This Article is From Mar 05, 2015

"India's Daughter" - A Young Woman's Open Letter to the Prime Minister

(Shruti Verma Singh is Head - Strategy and Brand, NDTV Prime)

This letter is in response to the ban in India on the documentary "India's Daughter" made by Leslee Udwin, who is herself a victim of rape. This is also a response to Arnab Goswami who described the planned screening of the film on NDTV as "Voyeurism and not Journalism." At the time of writing this, the BBC has decided to go ahead and screen the film. Among the people interviewed in the film is one of the six rapists responsible for the brutal gang rape of a 23-year-old on December 16, 2012. They had each raped the woman before viciously and brutally assaulting her with an iron rod.

"But the truth won't go away. It will keep surfacing until it is recognized. Truth will outlast any campaigns mounted against it, no matter how mighty, clever, or long. It is invincible. It's only a matter of which generation is willing to face it and, in so doing, protect future generations ..."
- Chrystine Oksana, Safe Passage to Healing

Dear Prime Minister:

Without understanding the mindset of the perpetrator and what made them do what they did, you can never find a solution. Leslee Udwin's film shows an unrepentant rapist unabashedly recounting how and why he did what he did simply because "everyone does it".

This was not rape - it was a violent and barbaric act that also cost an innocent girl her life! Her only fault? She happened to be a girl in India and that she was out with a friend at night! There are numerous others like Nirbhaya who are forced to confront this fear every single day.

Any society should sit up and do some serious introspection about why incidents like these continue to take place every day and why we as a system are unable to do anything about it. We come out in hordes to support rape victims, blame the system and eventually forget, while these psychopaths continue to walk the streets in search of another prey.

Young women are stalked, kidnapped, raped in cars, buses, trains, picked up from the streets of cosmopolitan cities, taken advantage of by cab drivers, molested by strangers, some of them thrown out from moving vehicles and some broken even in the safety of their own homes.  

The film "India's Daughter" is an unpleasant reminder of this reality. We don't like it. What the rapist says is disturbing and undeniably shocks us, urging us to face that one truth - that there are many others like him who continue to live in our midst and till they remain, our women are not safe.

However, banning the film or bringing up questions as to how the film-maker was allowed to interview the rapist etc takes away from the issue that rape (and they seem to be getting even more barbaric as time goes by) is a stark reality in India that needs to be confronted.

It's important also to consider that perhaps the film-maker, herself a rape victim , may not have been seeking to provide a platform for rapists, but instead seeking to unearth answers that may have been bothering her all these years. Couldn't that be a possibility?

Now the issue of Arnab Goswami labelling the screening of the film on NDTV and BBC as "Voyeurism and not Journalism."

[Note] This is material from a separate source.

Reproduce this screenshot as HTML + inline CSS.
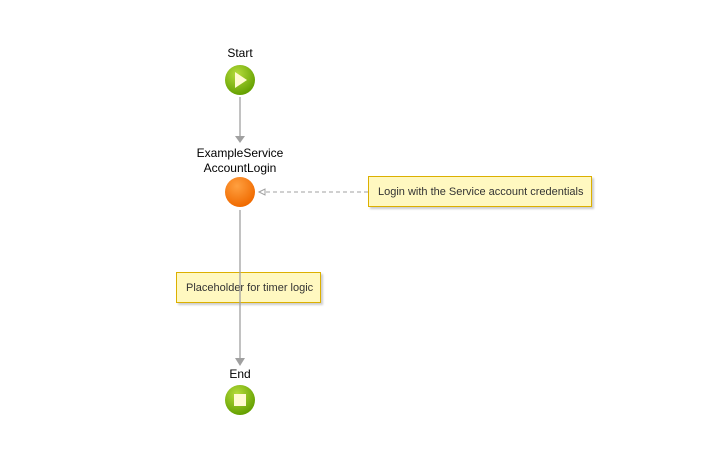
<!DOCTYPE html>
<html><head><meta charset="utf-8"><style>
body{margin:0;background:#fff;width:710px;height:466px;overflow:hidden;font-family:"Liberation Sans",sans-serif;}
.n{position:absolute;background:#fff8c0;border:1px solid #dcb000;box-shadow:2px 2px 2px rgba(0,0,0,0.2);font-size:11px;color:#333;box-sizing:border-box;padding-left:9px;line-height:30px;white-space:nowrap;overflow:hidden;}
.l{position:absolute;font-size:12px;color:#000;text-align:center;width:120px;left:180px;}
</style></head><body>
<div class="n" style="left:368px;top:176px;width:224px;height:31px">Login with the Service account credentials</div>
<div class="n" style="left:176px;top:272px;width:145px;height:31px">Placeholder for timer logic</div>
<svg width="710" height="466" style="position:absolute;left:0;top:0">
<defs>
<radialGradient id="g" cx="0.4" cy="0.3" r="0.7"><stop offset="0" stop-color="#b6dc3c"/><stop offset="1" stop-color="#64a000"/></radialGradient>
<radialGradient id="o" cx="0.4" cy="0.3" r="0.7"><stop offset="0" stop-color="#ffa040"/><stop offset="1" stop-color="#f06a00"/></radialGradient>
</defs>
<line x1="240" y1="97" x2="240" y2="138" stroke="#a0a0a0" stroke-width="1.3"/>
<polygon points="235,136 245,136 240,143" fill="#a0a0a0"/>
<line x1="240" y1="210" x2="240" y2="360" stroke="#a0a0a0" stroke-width="1.3"/>
<polygon points="235,358 245,358 240,366" fill="#a0a0a0"/>
<line x1="266" y1="192" x2="368" y2="192" stroke="#a0a0a0" stroke-dasharray="4,3"/>
<polygon points="259,192 265,189 265,195" fill="#fff" stroke="#a0a0a0"/>
<circle cx="240" cy="80" r="15" fill="url(#g)"/>
<polygon points="235,72 235,88 247,80" fill="#fffbd0"/>
<circle cx="240" cy="192" r="15" fill="url(#o)"/>
<circle cx="240" cy="400" r="15" fill="url(#g)"/>
<rect x="234" y="394" width="12" height="12" fill="#fffbd0"/>
</svg>
<div class="l" style="top:46px">Start</div>
<div class="l" style="top:146px">ExampleService</div>
<div class="l" style="top:161px">AccountLogin</div>
<div class="l" style="top:367px">End</div>
</body></html>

Voyeurism, according to the dictionary, is the sexual interest in or practice of spying on people engaged in intimate behaviors, such as undressing, sexual activity, or other actions usually considered to be of a private nature.

I accept that I may not be as aggressive or as intelligent as Mr Goswami, but I do know, even in my limited understanding, that this brutal rape can never be of any sexual interest to any sane journalist. In fact the film is the hardest-hitting truth about an event and mindset that needs to be told the way it is. Maybe as a man, it may not turn Mr Goswami's insides, but incidents like these chill every woman I know and every parent with a daughter.  

Moreover , a channel that has been at the forefront of fighting for justice - be it the Jessica Lal case, the Nirbhaya case and even the recent Uber rape case - does not need to run this film to garner TRPs! If that was what it had in mind, wouldn't it be easier for the channel to run a daily crime show instead - which it chose to do away with for ethical reasons?

So Mr Prime Minister - Ban the film if you must. But more importantly, Ban Rape! Ban Rapists! Please find a way to ban the mindset of men like Mukesh featured in the documentary, who think it's perfectly normal to rape. Do something that allows victims to get justice and ban the system that allows perpetrators to get away. Enable our girls to feel safe by ensuring that such incidents are prevented in future. The film is a stark reminder that we are nowhere close to resolving anything - whether it's the mindset or the system.

Banning the film on TV (especially after the rapist's pictures and quotes are splashed across Print and Digital Media, and now screened on a foreign channel) only reflects our own limited intellect and is yet another instance of our sheer foolishness that, despite repeated reminders of the reality of rape in India, we seem to have learnt nothing at all.